* What you need to do: Reproduce exactly the lines below, from the first one through the line containing "y_ticks = [1, 501, 1001, 1501, 2001]", and omit any pictures.

Saved data entries

= = =

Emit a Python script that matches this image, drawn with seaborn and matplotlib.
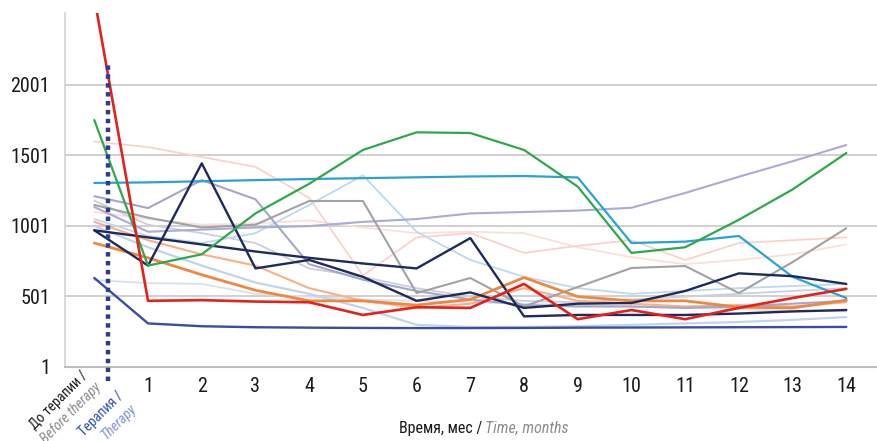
import matplotlib
matplotlib.use("Agg")
import matplotlib.pyplot as plt
from matplotlib import font_manager as fm
from matplotlib.ticker import FixedLocator
import seaborn as sns
import pandas as pd
import numpy as np

# ---------------- data ----------------
months = list(range(15))                      # 0 = before therapy, 1..14 months
month_labels = [str(i) for i in range(1, 15)]
y_ticks = [1, 501, 1001, 1501, 2001]

red        = [2620, 470, 475, 465, 460, 370, 425, 420, 590, 340, 405, 340, 420, 490, 555]
green      = [1752, 720, 800, 1090, 1300, 1540, 1665, 1660, 1540, 1280, 810, 850, 1045, 1260, 1518]
cyan       = [1306, 1310, 1318, 1326, 1334, 1340, 1346, 1352, 1355, 1345, 880, 890, 930, 640, 490]
lavender   = [1135, 960, 975, 990, 1000, 1030, 1050, 1090, 1100, 1110, 1130, 1235, 1350, 1460, 1575]
gray       = [1150, 1060, 990, 1010, 1178, 1178, 525, 632, 430, 568, 703, 717, 525, 745, 985]
graylav    = [1212, 1128, 1326, 1190, 730, 620, 540, 480, 440, 430, 430, 420, 430, 450, 470]
navy_a     = [970, 720, 1445, 700, 760, 640, 470, 530, 420, 450, 455, 540, 665, 645, 590]
navy_b     = [970, 920, 870, 820, 775, 735, 700, 915, 360, 370, 370, 370, 380, 395, 405]
blue       = [632, 310, 290, 283, 280, 278, 277, 277, 278, 280, 281, 282, 283, 284, 285]
orange     = [880, 775, 655, 545, 470, 470, 440, 480, 635, 500, 470, 470, 425, 420, 475]
peach      = [1030, 900, 800, 720, 560, 470, 420, 450, 560, 470, 450, 430, 440, 430, 460]
pink_hi    = [1600, 1560, 1490, 1420, 1200, 650, 920, 950, 810, 860, 900, 760, 880, 900, 920]
pink_lo    = [1100, 1050, 1010, 1020, 1040, 990, 950, 960, 950, 850, 780, 730, 760, 800, 870]
ltblue_pk  = [1050, 930, 880, 950, 1150, 1360, 960, 760, 640, 560, 520, 540, 560, 575, 590]
ltblue_lo  = [1000, 850, 720, 600, 520, 420, 300, 285, 285, 290, 300, 310, 320, 335, 355]
paleblue   = [617, 596, 590, 520, 500, 480, 470, 460, 450, 440, 430, 420, 410, 400, 395]
ltgray     = [1180, 1010, 950, 880, 700, 640, 560, 500, 470, 460, 480, 500, 520, 540, 560]

series = {
    "pink_lo": pink_lo, "pink_hi": pink_hi, "paleblue": paleblue, "ltgray": ltgray,
    "ltblue_lo": ltblue_lo, "ltblue_pk": ltblue_pk, "peach": peach, "lavender": lavender,
    "graylav": graylav, "gray": gray, "orange": orange, "cyan": cyan, "blue": blue,
    "navy_a": navy_a, "navy_b": navy_b, "green": green, "red": red,
}

# ---------------- styles ----------------
styles = {
    "pink_lo":   ("#FBE0DA", 1.3),
    "pink_hi":   ("#F9D3CB", 1.3),
    "paleblue":  ("#D6E1F1", 1.3),
    "ltgray":    ("#CDCEDD", 1.3),
    "ltblue_lo": ("#C2D4EC", 1.6),
    "ltblue_pk": ("#BFD8EF", 1.3),
    "peach":     ("#F6B08A", 1.5),
    "lavender":  ("#A9ABD9", 1.5),
    "graylav":   ("#A3A7C6", 1.5),
    "gray":      ("#A2A2A2", 1.5),
    "orange":    ("#EF8740", 2.0),
    "cyan":      ("#2BA2D6", 1.6),
    "blue":      ("#3A4CA6", 1.7),
    "navy_a":    ("#1F2A5C", 1.7),
    "navy_b":    ("#1F2A5C", 1.7),
    "green":     ("#2EA84B", 1.6),
    "red":       ("#E4211A", 1.9),
}

df = pd.DataFrame(
    [(name, m, v) for name, vals in series.items() for m, v in zip(months, vals)],
    columns=["series", "month", "value"],
)

sns.set_style("white")

# choose a narrow font if one is available
names = {f.name for f in fm.fontManager.ttflist}
stretch = "normal"
scale = 1.0
if "Liberation Sans Narrow" in names:
    family = "Liberation Sans Narrow"
elif "Roboto Condensed" in names:
    family = "Roboto Condensed"
elif "Open Sans Condensed" in names:
    family = "Open Sans Condensed"
elif "DejaVu Sans Condensed" in names:
    family = "DejaVu Sans Condensed"
    scale = 0.92
else:
    family = "Liberation Sans"
    scale = 0.85
plt.rcParams["font.family"] = [family, "DejaVu Sans"]
plt.rcParams["font.stretch"] = stretch

FS = 14.5 * scale
FS_TITLE = 11.5 * scale
FS_ROT = 10.2 * scale

fig = plt.figure(figsize=(8.78, 4.41), dpi=100)
ax = fig.add_axes([65 / 878, 1 - 367 / 441, (878 - 65) / 878, (367 - 13) / 441])

for name in series:
    color, lw = styles[name]
    sns.lineplot(data=df[df.series == name], x="month", y="value", color=color,
                 linewidth=lw, ax=ax, legend=False, sort=False, errorbar=None)

# therapy start marker
ax.vlines(0.25, -100, 2150, colors="#2E3B8E", linestyles=(0, (1, 1)),
          linewidth=3.2, clip_on=False, zorder=5)

ax.set_xlim(-0.546, 14.59)
ax.set_ylim(1, 2511)
ax.set_xlabel("")
ax.set_ylabel("")

ax.set_yticks(y_ticks)
ax.set_yticklabels([str(t) for t in y_ticks])
ax.yaxis.grid(True, color="#C4C4C4", linewidth=1.1)
ax.set_axisbelow(True)

ax.set_xticks(months[1:])
ax.set_xticklabels(month_labels)
ax.xaxis.set_minor_locator(FixedLocator([i + 0.5 for i in range(0, 14)]))
ax.tick_params(axis="x", which="major", length=0, pad=7.5, labelsize=FS, labelcolor="#1a1a1a")
ax.tick_params(axis="x", which="minor", length=4, color="#BBBBBB", width=1, direction="out")
ax.tick_params(axis="y", length=3, color="#C4C4C4", pad=7.8, labelsize=FS, labelcolor="#1a1a1a")

for s in ["top", "right"]:
    ax.spines[s].set_visible(False)
ax.spines["left"].set_color("#CFCFCF")
ax.spines["left"].set_linewidth(1.1)
ax.spines["bottom"].set_color("#BDBDBD")
ax.spines["bottom"].set_linewidth(1.5)

# rotated category labels for position 0 / therapy
W, H = 878, 441
def ftext(px, py, s, **kw):
    fig.text(px / W, 1 - py / H, s, rotation=45, rotation_mode="anchor",
             ha="right", va="center", fontsize=FS_ROT, **kw)

ftext(86, 374, "До терапии /", color="#1a1a1a")
ftext(99, 385, "Before therapy", color="#8C8C8C", style="italic")
ftext(121, 394, "Терапия /", color="#2F4FA6")
ftext(134, 406, "Therapy", color="#8393D6", style="italic")

# x axis title in two colours
fig.text(482 / W, 1 - 428 / H, "Время, мес /", ha="right", va="center",
         fontsize=FS_TITLE, color="#1a1a1a")
fig.text(485 / W, 1 - 428 / H, "Time, months", ha="left", va="center",
         fontsize=FS_TITLE, color="#8C8C8C", style="italic")

fig.savefig("out.png", dpi=100)
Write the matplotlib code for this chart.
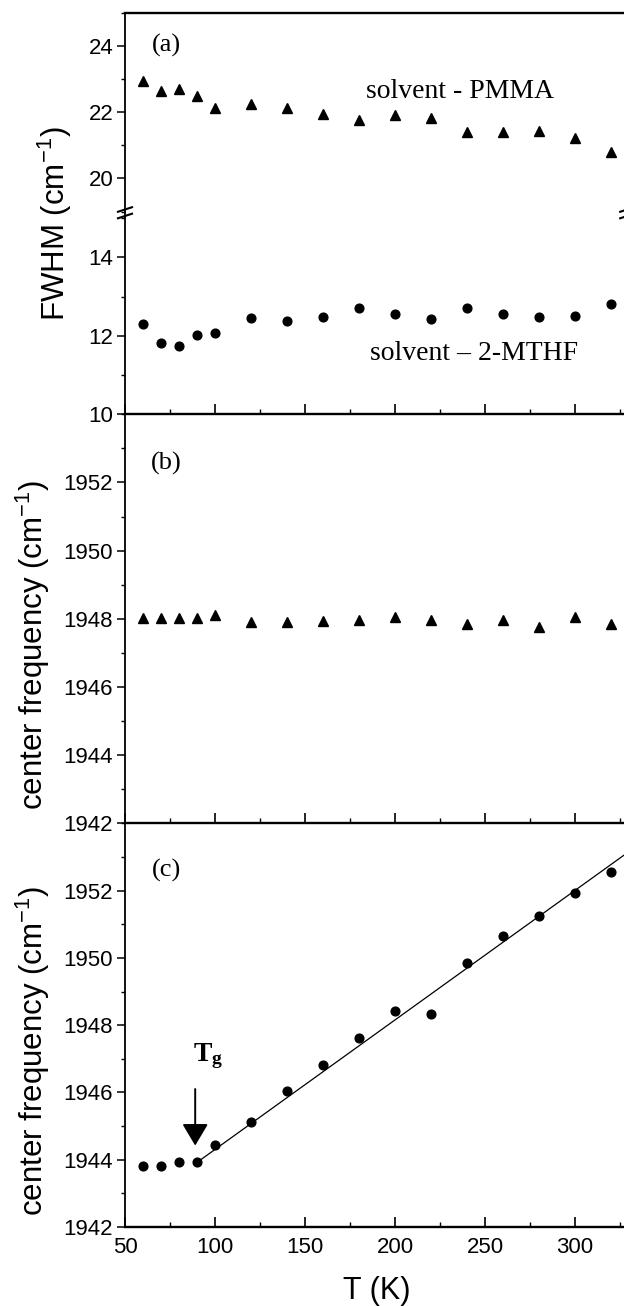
import numpy as np
import matplotlib
matplotlib.use("Agg")
import matplotlib.pyplot as plt
from matplotlib.lines import Line2D
from matplotlib.ticker import MultipleLocator

# ---- data -------------------------------------------------------------
temperature = [60, 70, 80, 90, 100, 120, 140, 160, 180, 200, 220, 240, 260, 280, 300, 320]

fwhm_pmma = [22.94, 22.65, 22.69, 22.49, 22.14, 22.24, 22.14, 21.95,
             21.75, 21.91, 21.83, 21.39, 21.41, 21.43, 21.22, 20.81]
fwhm_mthf = [12.29, 11.82, 11.74, 12.01, 12.07, 12.45, 12.38, 12.48,
             12.70, 12.55, 12.43, 12.72, 12.55, 12.49, 12.51, 12.81]

freq_pmma = [1948.02, 1948.02, 1948.02, 1948.02, 1948.12, 1947.92, 1947.92, 1947.94,
             1947.96, 1948.04, 1947.96, 1947.86, 1947.96, 1947.76, 1948.06, 1947.86]
freq_mthf = [1943.80, 1943.80, 1943.92, 1943.92, 1944.43, 1945.13, 1946.03, 1946.82,
             1947.61, 1948.43, 1948.33, 1949.85, 1950.64, 1951.23, 1951.93, 1952.54]

# linear fit above the glass transition
fit_t0 = 90.0
fit_f0 = 1943.92
fit_slope = 0.0385
t_glass = 89.0

x_ticks = [50, 100, 150, 200, 250, 300]

# ---- style ------------------------------------------------------------
W, H = 624, 1306
SANS = "Liberation Sans"
SERIF = "Liberation Serif"
plt.rcParams["font.family"] = [SANS, "DejaVu Sans"]
plt.rcParams["mathtext.fontset"] = "custom"
plt.rcParams["mathtext.rm"] = SANS
plt.rcParams["mathtext.it"] = SANS + ":italic"
plt.rcParams["mathtext.bf"] = SERIF + ":bold"

fig = plt.figure(figsize=(W / 100, H / 100), dpi=100)

LEFT_PX = 125
XMIN, XMAX = 50, 329
PX_PER_K = 1.8
right_px = LEFT_PX + (XMAX - XMIN) * PX_PER_K


def add_axes(top_px, bottom_px):
    return fig.add_axes([LEFT_PX / W, 1 - bottom_px / H,
                         (right_px - LEFT_PX) / W, (bottom_px - top_px) / H])


ax_a_top = add_axes(12.7, 211.6)
ax_a_bot = add_axes(218.0, 414.3)
ax_b = add_axes(414.3, 823.3)
ax_c = add_axes(823.3, 1227.0)

tick_font = dict(labelsize=16)
for ax in (ax_a_top, ax_a_bot, ax_b, ax_c):
    ax.set_xlim(XMIN, XMAX)
    ax.spines["left"].set_linewidth(1.3)
    ax.spines["bottom"].set_linewidth(1.7)
    ax.spines["top"].set_linewidth(1.7)
    ax.spines["right"].set_linewidth(1.3)
    ax.xaxis.set_major_locator(MultipleLocator(50))
    ax.xaxis.set_minor_locator(MultipleLocator(25))
    ax.tick_params(axis="x", which="major", direction="in", length=7, width=1.2,
                   top=False, bottom=True, labelbottom=False, pad=7, **tick_font)
    ax.tick_params(axis="x", which="minor", direction="in", length=3.5, width=1.0,
                   top=False, bottom=True)
    ax.tick_params(axis="y", which="major", direction="out", length=5.5, width=1.1,
                   right=False, pad=3, **tick_font)
    ax.tick_params(axis="y", which="minor", direction="out", length=3, width=1.0,
                   right=False)
    ax.patch.set_alpha(0)
    for lab in ax.get_xticklabels() + ax.get_yticklabels():
        lab.set_fontfamily(SANS)

# panel (a): broken FWHM axis
ax_a_top.set_ylim(19, 25)
ax_a_top.yaxis.set_minor_locator(MultipleLocator(1))
ax_a_top.set_yticks([20, 22, 24])
ax_a_top.spines["bottom"].set_visible(False)
ax_a_top.tick_params(axis="x", which="both", bottom=False)

ax_a_bot.set_ylim(10, 15)
ax_a_bot.set_yticks([10, 12, 14])
ax_a_bot.yaxis.set_minor_locator(MultipleLocator(1))
ax_a_bot.spines["top"].set_visible(False)

ax_a_top.plot(temperature, fwhm_pmma, ls="none", marker="^", ms=7.5, color="black")
ax_a_bot.plot(temperature, fwhm_mthf, ls="none", marker="o", ms=6.3, color="black")

serif_txt = dict(family=SERIF, fontsize=20, color="black")
ax_a_top.text(72.8, 24.0, "(a)", ha="center", va="center", family=SERIF, fontsize=19)
ax_a_top.text(236, 22.62, "solvent - PMMA", ha="center", va="center", **serif_txt)
ax_a_bot.text(244, 11.55, "solvent \u2013 2-MTHF", ha="center", va="center", **serif_txt)

# panels (b) and (c): centre frequency
for ax in (ax_b, ax_c):
    ax.set_ylim(1942, 1954)
    ax.set_yticks([1942, 1944, 1946, 1948, 1950, 1952])
    ax.yaxis.set_minor_locator(MultipleLocator(1))
    ax.spines["top"].set_visible(False)

ax_b.plot(temperature, freq_pmma, ls="none", marker="^", ms=7.5, color="black")
ax_b.text(72.8, 1952.56, "(b)", ha="center", va="center", family=SERIF, fontsize=19)

ax_c.plot(temperature, freq_mthf, ls="none", marker="o", ms=6.3, color="black")
fit_t = np.array([fit_t0, XMAX + 20])
ax_c.plot(fit_t, fit_f0 + fit_slope * (fit_t - fit_t0), color="black", lw=0.9)
ax_c.text(72.8, 1952.59, "(c)", ha="center", va="center", family=SERIF, fontsize=19)
ax_c.annotate("", xy=(t_glass, 1944.42), xytext=(t_glass, 1946.1),
              arrowprops=dict(arrowstyle="-|>,head_length=0.42,head_width=0.25",
                              mutation_scale=32, lw=1.4, color="black",
                              shrinkA=0, shrinkB=0))
ax_c.text(88.0, 1946.93, r"$\mathbf{T_g}$", ha="left", va="baseline", fontsize=20)

ax_c.set_xticks(x_ticks)
ax_c.tick_params(axis="x", which="major", labelbottom=True)
for lab in ax_c.get_xticklabels():
    lab.set_fontfamily(SANS)

# axis titles
label_kw = dict(family=SANS, fontsize=22.5, rotation=90, ha="center", va="center")
fig.text(55 / W, 1 - 224 / H, "FWHM (cm$^{-1}$)", **label_kw)
fig.text(33 / W, 1 - 645 / H, "center frequency (cm$^{-1}$)", **label_kw)
fig.text(33 / W, 1 - 1051 / H, "center frequency (cm$^{-1}$)", **label_kw)
fig.text(377 / W, 1 - 1291 / H, "T (K)", family=SANS, fontsize=22,
         ha="center", va="center")

# axis-break marks on both vertical spines
def fig_line(x0, y0, x1, y1, lw):
    fig.add_artist(Line2D([x0 / W, x1 / W], [1 - y0 / H, 1 - y1 / H],
                          transform=fig.transFigure, color="black", lw=lw,
                          solid_capstyle="butt"))

for xs in (LEFT_PX, right_px):
    fig_line(xs, 211.6, xs, 218.0, 1.3)
    for yb in (209.5, 216.0):
        fig_line(xs - 8, yb + 2.6, xs + 8, yb - 2.6, 1.5)

fig.savefig("out.png", dpi=100)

= = =

* Result for this exercise:
Emit a Python script that matches this image, drawn with seaborn and matplotlib.
import matplotlib
matplotlib.use("Agg")
import matplotlib.pyplot as plt
from matplotlib import font_manager as fm
from matplotlib.ticker import FixedLocator
import seaborn as sns
import pandas as pd
import numpy as np

# ---------------- data ----------------
months = list(range(15))                      # 0 = before therapy, 1..14 months
month_labels = [str(i) for i in range(1, 15)]
y_ticks = [1, 501, 1001, 1501, 2001]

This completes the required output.